A tax on home equity would hurt Canadians during the best of times — but right now it would be reckless
Every so often, an idea comes along that is so out of touch and unfair that it unites pretty much everyone in their disapproval.
Recently, the Canadian Mortgage and Housing Corporation (CMHC) appeared to be doing exactly that when media reports suggested the federal housing agency is researching a new home equity tax on primary residences.
According to reports, CMHC is spending $250,000 in partnership with the University of British Columbia’s School of Population to investigate ways to tax the equity Canadians have gained in their homes.
CMHC has denied that a capital-gains tax on primary residences is in the works. But where there’s smoke, there’s fire.
A home equity tax would be unfair and hurtful to Canadians during the best of times, but at this very moment — during a global pandemic — it is reckless. Across the country, people have lost their jobs or a significant portion of their income and are struggling to make ends meet. For them, their home equity could be a lifeline during these uncertain times and beyond.
While the CMHC backpedalled from a home equity tax after the media uproar, they were clear that their goal is to level the playing field between homeowners and renters by making home ownership less attractive. Their research partner at UBC has been leading the charge for higher taxes on home ownership to make owning more equivalent to renting.
“Our ‘dream of home ownership’ is static and regressive,” CMHC CEO Evan Siddall said in a recent speech. “We need to call out the glorification of home ownership for the regressive canard that it is,” he said.
The Ontario Real Estate Association decided to ask people what they thought of a new home equity tax. It is adamantly opposed. According to a recetn Nanos Research report, more than six in 10 Ontario residents would oppose (50 per cent) or somewhat oppose (13 per cent) a new capital gains tax when someone sells their primary residence. Only 16 per cent liked the idea. For homeowners, more than 72 per cent opposed the CMHC tax grab on the value of their homes.
This is hardly a surprise. Homes are taxed enough as it is.

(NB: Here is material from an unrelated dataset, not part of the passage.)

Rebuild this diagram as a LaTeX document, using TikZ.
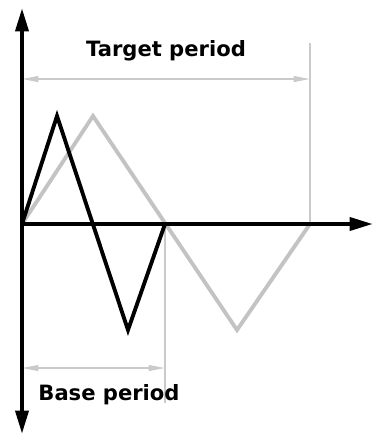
\documentclass[tikz,border=0pt]{standalone}
\usepackage{fontspec}
\setmainfont{DejaVu Sans}
\usepackage{xcolor}
\usetikzlibrary{
arrows.meta,
positioning
}
\definecolor{WaveGray}{HTML}{C3C3C3}
\definecolor{DimGray}{HTML}{CACACA}

\begin{document}
\begin{tikzpicture}[
    x=0.03cm,
    y=-0.03cm,
    font=\bfseries\fontsize{18}{21}\selectfont,
    >=Latex,
    axisline/.style={
        line width=3.5pt,
        black
    },
    waveline/.style={
        line width=3.3pt,
        line join=miter
    },
    dimline/.style={
        DimGray,
        line width=1.4pt,
        {Triangle[length=14pt,width=5pt]}-{Triangle[length=14pt,width=5pt]}
    },
    tickline/.style={
        DimGray,
        line width=0.9pt
    }
]

% =====================================================
% CANVAS
% =====================================================
\useasboundingbox (0,0) rectangle (373,436);

% =====================================================
% KEY POINTS
% =====================================================
\coordinate (origin) at (22,224);
\coordinate (ytop) at (22,8);
\coordinate (ybot) at (22,434);
\coordinate (xend) at (373,224);
\coordinate (basept) at (165,224);
\coordinate (targetpt) at (310,224);

% =====================================================
% PERIOD MARKERS
% =====================================================
\coordinate (targettop) at (310,43);
\coordinate (basebot) at (165,403);

\draw[tickline] (targetpt) -- (targettop);
\draw[tickline] (basept) -- (basebot);

\coordinate (targetl) at (22,79);
\coordinate (targetr) at (310,79);
\draw[dimline] (targetl) -- (targetr);

\coordinate (basel) at (22,368);
\coordinate (baser) at (165,368);
\draw[dimline] (basel) -- (baser);

% =====================================================
% TARGET WAVE (gray)
% =====================================================
\draw[
    waveline,
    WaveGray
]
(origin) -- (93,116) -- (237,330) -- (targetpt);

% =====================================================
% BASE WAVE (black)
% =====================================================
\draw[
    waveline,
    black
]
(origin) -- (57,116) -- (128,330) -- (basept);

% =====================================================
% AXES
% =====================================================
\draw[
    axisline,
    {Triangle[length=20pt,width=11pt]}-{Triangle[length=20pt,width=11pt]}
]
(ybot) -- (ytop);

\draw[
    axisline,
    -{Triangle[length=20pt,width=11pt]}
]
(origin) -- (xend);

% =====================================================
% LABELS
% =====================================================
\node (targetlab) at (166,51) {Target period};
\node (baselab) at (109,395) {Base period};

\end{tikzpicture}
\end{document}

Hardworking Canadians already pay taxes on their income. They work hard to save what is left of their income to purchase a home only to pay a punishing land transfer tax when they finally get the keys. They continue to pay property taxes every year. They pay sales taxes when they improve their home and then get slapped with even higher property taxes for making it a better place to live.
Over time, homes build equity. For many, this is what they rely on for retirement or a rainy day. First and foremost, it is the family home and the place of our fondest memories. But it is also a safety net and a proven investment.
Recently, the CMHC has taken several opportunities to talk down the Canadian value of owning a home. This new ideology at the CMHC is contrary to its historic role of building a strong, vibrant Canadian middle class by supporting responsible and affordable home ownership.
The notion that governments can tax their way to housing affordability is ludicrous. Lowering the tax and red-tape burden on homes — especially for first-time home buyers — would be a helpful step toward affordable home ownership.